De António Costa a Mário Centeno, o tom amoroso atravessou o Governo. Costa saudou os parceiros que “ousaram derrubar um muro anacrónico e assumido a responsabilidade” de viabilizar o executivo PS, conseguindo “estabilidade política, previsibilidade das políticas e respeito pela Constituição”. Mário Centeno também saudou a solução “que foi única e enriqueceu a democracia”, lembrando que nunca antes houve uma legislatura “tão parlamentarista” como esta.

A que se devem as declarações de amor de um partido que desde o último congresso, em que omitiu durante 48 horas a existência dos parceiros, parecia mais apostado em criar espaço para uma maioria absoluta? Há duas explicações: a maioria absoluta é muito difícil de conseguir e Costa quer preparar-se para todos os cenários, incluindo o de repetir esta solução.
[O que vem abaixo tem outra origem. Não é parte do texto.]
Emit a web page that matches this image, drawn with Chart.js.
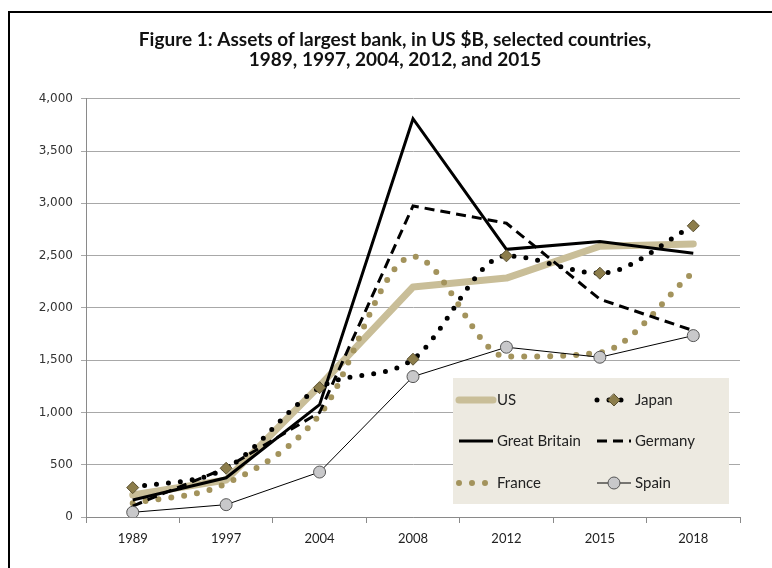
<!DOCTYPE html>
<html>
<head>
<meta charset="utf-8">
<script src="https://cdn.jsdelivr.net/npm/chart.js@4/dist/chart.umd.min.js"></script>
<style>
  html, body { margin: 0; padding: 0; background: #fff; }
  #wrap { position: relative; width: 772px; height: 568px; overflow: hidden; }
  #frame { position: absolute; left: 8px; top: 11px; width: 900px; height: 700px;
           border-left: 2px solid #000; border-top: 2px solid #000; pointer-events: none; }
</style>
</head>
<body>
<div id="wrap">
  <canvas id="c" width="772" height="568"></canvas>
  <div id="frame"></div>
</div>
<script>
'use strict';

// values, US $ billions
const years   = ['1989', '1997', '2004', '2008', '2012', '2015', '2018'];
const us      = [210, 354, 1255, 2200, 2285, 2590, 2612];
const japan   = [281, 466, 1237, 1509, 2498, 2332, 2785];
const gb      = [163, 375, 1075, 3810, 2560, 2635, 2523];
const germany = [105, 470, 1000, 2975, 2810, 2083, 1783];
const france  = [131, 320, 976, 2491, 1534, 1572, 2342];
const spain   = [45, 118, 430, 1343, 1624, 1528, 1735];
const yTicks  = [0, 500, 1000, 1500, 2000, 2500, 3000, 3500, 4000];

const KHAKI = '#C9BE98';
const OLIVE = '#A3935C';
const DIAMOND = '#8C7D4B';

// legend drawn inside the plot, two columns
const boxLegend = {
  id: 'boxLegend',
  afterLayout(chart){
    // center the title over the plot area instead of the whole canvas
    if(chart.titleBlock){ chart.titleBlock.left = 50; chart.titleBlock.right = 740; }
  },
  afterDatasetsDraw(chart){
    const ctx = chart.ctx;
    const ds = chart.data.datasets;
    const box = { x: 453, y: 378, w: 276, h: 126 };
    ctx.save();
    ctx.fillStyle = '#EDEAE1';
    ctx.fillRect(box.x, box.y, box.w, box.h);
    const cols = [459, 597];
    const rows = [400, 441, 483];
    ds.forEach((d, i) => {
      const x0 = cols[i % 2], x1 = x0 + 34, y = rows[Math.floor(i / 2)];
      ctx.save();
      ctx.strokeStyle = d.borderColor;
      ctx.lineWidth = d.borderWidth;
      ctx.lineCap = d.borderCapStyle || 'butt';
      ctx.setLineDash(d.borderDash || []);
      ctx.beginPath(); ctx.moveTo(x0, y); ctx.lineTo(x1, y); ctx.stroke();
      ctx.setLineDash([]);
      if(d.pointRadius > 0){
        const cx = (x0 + x1) / 2, r = d.pointRadius;
        ctx.fillStyle = d.pointBackgroundColor;
        ctx.strokeStyle = d.pointBorderColor;
        ctx.lineWidth = d.pointBorderWidth;
        ctx.beginPath();
        if(d.pointStyle === 'rectRot'){
          ctx.moveTo(cx, y - r); ctx.lineTo(cx + r, y); ctx.lineTo(cx, y + r); ctx.lineTo(cx - r, y); ctx.closePath();
        } else {
          ctx.arc(cx, y, r, 0, Math.PI * 2);
        }
        ctx.fill(); ctx.stroke();
      }
      ctx.restore();
      ctx.fillStyle = '#222';
      ctx.font = '15px Lato';
      ctx.textBaseline = 'middle';
      ctx.fillText(d.label, x1 + 4, y);
    });
    ctx.restore();
  }
};

new Chart(document.getElementById('c'), {
  type: 'line',
  data: {
    labels: years,
    datasets: [
      { label: 'US', data: us, borderColor: KHAKI, borderWidth: 7, borderCapStyle: 'round',
        borderJoinStyle: 'round', pointRadius: 0, tension: 0, order: 6 },
      { label: 'Japan', data: japan, borderColor: '#000', borderWidth: 5, borderDash: [0, 12],
        borderCapStyle: 'round', cubicInterpolationMode: 'monotone', pointStyle: 'rectRot', pointRadius: 6,
        pointBackgroundColor: DIAMOND, pointBorderColor: '#5A5030', pointBorderWidth: 1, order: 1 },
      { label: 'Great Britain', data: gb, borderColor: '#000', borderWidth: 3, pointRadius: 0,
        tension: 0, order: 2 },
      { label: 'Germany', data: germany, borderColor: '#000', borderWidth: 3, borderDash: [10, 6],
        pointRadius: 0, tension: 0, order: 3 },
      { label: 'France', data: france, borderColor: OLIVE, borderWidth: 6, borderDash: [0, 13],
        borderCapStyle: 'round', pointRadius: 0, cubicInterpolationMode: 'monotone', order: 4 },
      { label: 'Spain', data: spain, borderColor: '#000', borderWidth: 1, tension: 0,
        pointStyle: 'circle', pointRadius: 6, pointBackgroundColor: '#C8C8CA',
        pointBorderColor: '#555', pointBorderWidth: 1, order: 0 }
    ]
  },
  options: {
    responsive: false,
    animation: false,
    layout: { padding: { left: 0, right: 32, top: 0, bottom: 0 } },
    plugins: {
      legend: { display: false },
      tooltip: { enabled: false },
      title: {
        display: true,
        text: ['Figure 1: Assets of largest bank, in US $B, selected countries,', '1989, 1997, 2004, 2012, and 2015'],
        color: '#111',
        font: { family: 'Lato', size: 19, weight: 'bold', lineHeight: 1.1 },
        padding: { top: 29, bottom: 28 }
      }
    },
    scales: {
      x: {
        offset: true,
        afterFit: (s) => { s.height = 51; },
        grid: { offset: true, drawOnChartArea: false, drawTicks: true, tickLength: 6, color: '#8A8A8A' },
        border: { color: '#8A8A8A' },
        ticks: { color: '#222', font: { family: 'Lato', size: 13 }, padding: 8 }
      },
      y: {
        min: 0, max: 4000,
        afterFit: (s) => { s.width = 86; },
        afterBuildTicks: (s) => { s.ticks = yTicks.map(v => ({ value: v })); },
        grid: { color: '#A8A8A8', tickLength: 5 },
        border: { color: '#8A8A8A' },
        ticks: { color: '#333', font: { family: 'DejaVu Sans', size: 12 }, padding: 8,
                 callback: (v) => Number(v).toLocaleString('en-US') }
      }
    }
  },
  plugins: [boxLegend]
});
</script>
</body>
</html>
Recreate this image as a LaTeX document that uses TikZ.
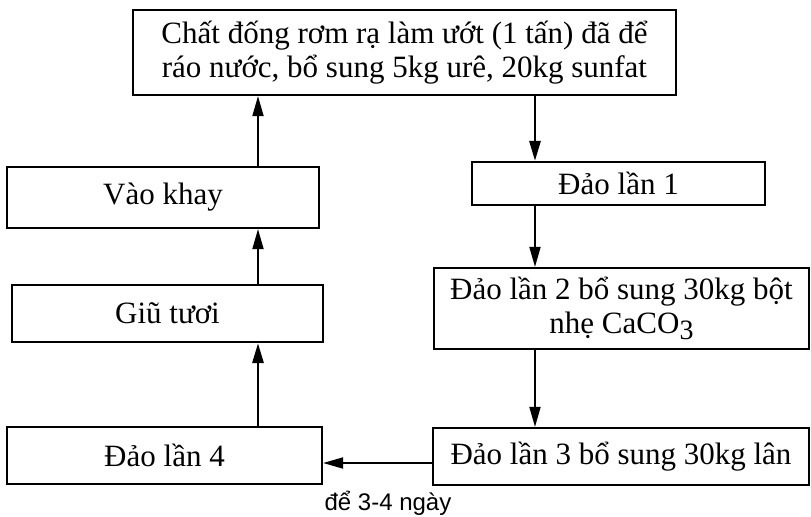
\documentclass[tikz,border=0pt]{standalone}
\usepackage{fontspec}
\setmainfont{Liberation Serif}
\newfontfamily\notefont{Liberation Sans}
\usetikzlibrary{arrows.meta}

\begin{document}
\begin{tikzpicture}[x=0.5pt,y=-0.5pt,
  box/.style={draw,line width=1.1pt,align=center,inner sep=0pt,font=\fontsize{15.5}{17}\selectfont},
  arr/.style={-{Triangle[length=10pt,width=5.5pt]},line width=0.9pt},
  bigarr/.style={arr,line width=1.4pt}]
  \useasboundingbox (0,0) rectangle (811,516);
  \coordinate (lcol) at (258,0);
  \coordinate (rcol) at (535,0);
  \coordinate (brow) at (0,463);
  \node[box,minimum width=271.5pt,minimum height=42.5pt] (start) at (404.5,52.5)
    {Chất đống rơm rạ làm ướt (1 tấn) đã để\\ráo nước, bổ sung 5kg urê, 20kg sunfat};
  \node[box,minimum width=146.5pt,minimum height=21.5pt] (dao1) at (618.5,183.5) {Đảo lần 1};
  \node[box,minimum width=187.5pt,minimum height=40.5pt] (dao2) at (621.5,308.5)
    {Đảo lần 2 bổ sung 30kg bột\\nhẹ CaCO\raisebox{-0.45ex}{\fontsize{14}{15}\selectfont 3}};
  \node[box,minimum width=188pt,minimum height=28.5pt] (dao3) at (621,456.5) {Đảo lần 3 bổ sung 30kg lân};
  \node[box,minimum width=157.5pt,minimum height=28.5pt] (dao4) at (164.5,455.5) {Đảo lần 4};
  \node[box,minimum width=155.5pt,minimum height=28.5pt] (tuoi) at (167.5,313.5) {Giũ tươi};
  \node[box,minimum width=156pt,minimum height=30.5pt] (khay) at (163,197.5) {Vào khay};
  \node[font=\notefont\fontsize{12}{14}\selectfont] (wait) at (388,503) {để 3-4 ngày};
  \draw[bigarr] (start.south -| rcol) -- (dao1.north -| rcol);
  \draw[arr] (dao1.south -| rcol) -- (dao2.north -| rcol);
  \draw[arr] (dao2.south -| rcol) -- (dao3.north -| rcol);
  \draw[arr] (dao3.west |- brow) -- (dao4.east |- brow);
  \draw[bigarr] (dao4.north -| lcol) -- (tuoi.south -| lcol);
  \draw[arr] (tuoi.north -| lcol) -- (khay.south -| lcol);
  \draw[arr] (khay.north -| lcol) -- (start.south -| lcol);
\end{tikzpicture}
\end{document}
Faz sentido.

Uma segunda hipótese é António Costa, que não é parvo, ter finalmente percebido que é eleitoralmente prejudicial para o PS um certo tom de arrogância e auto-suficiência face aos partidos que lhes deram o passaporte para governar. Ou seja, paradoxalmente, é mais fácil ter a maioria absoluta a elogiar a “geringonça” – uma solução governativa que é genericamente apoiada pelo eleitorado tradicional do PS – do que a humilhá-la, como recentemente fez Carlos César.

Humilhar a “geringonça” acaba por vitimizar os partidos que a compõem, mostrando que o PS se comporta como uma entidade mal-agradecida a quem lhe permitiu formar governo. No mesmo sentido, a arrogância pode criar na opinião pública o desejo de evitar a todo o custo contribuir para a maioria absoluta. Se a magnanimidade trouxer mais vantagens eleitorais, o PS será magnânimo.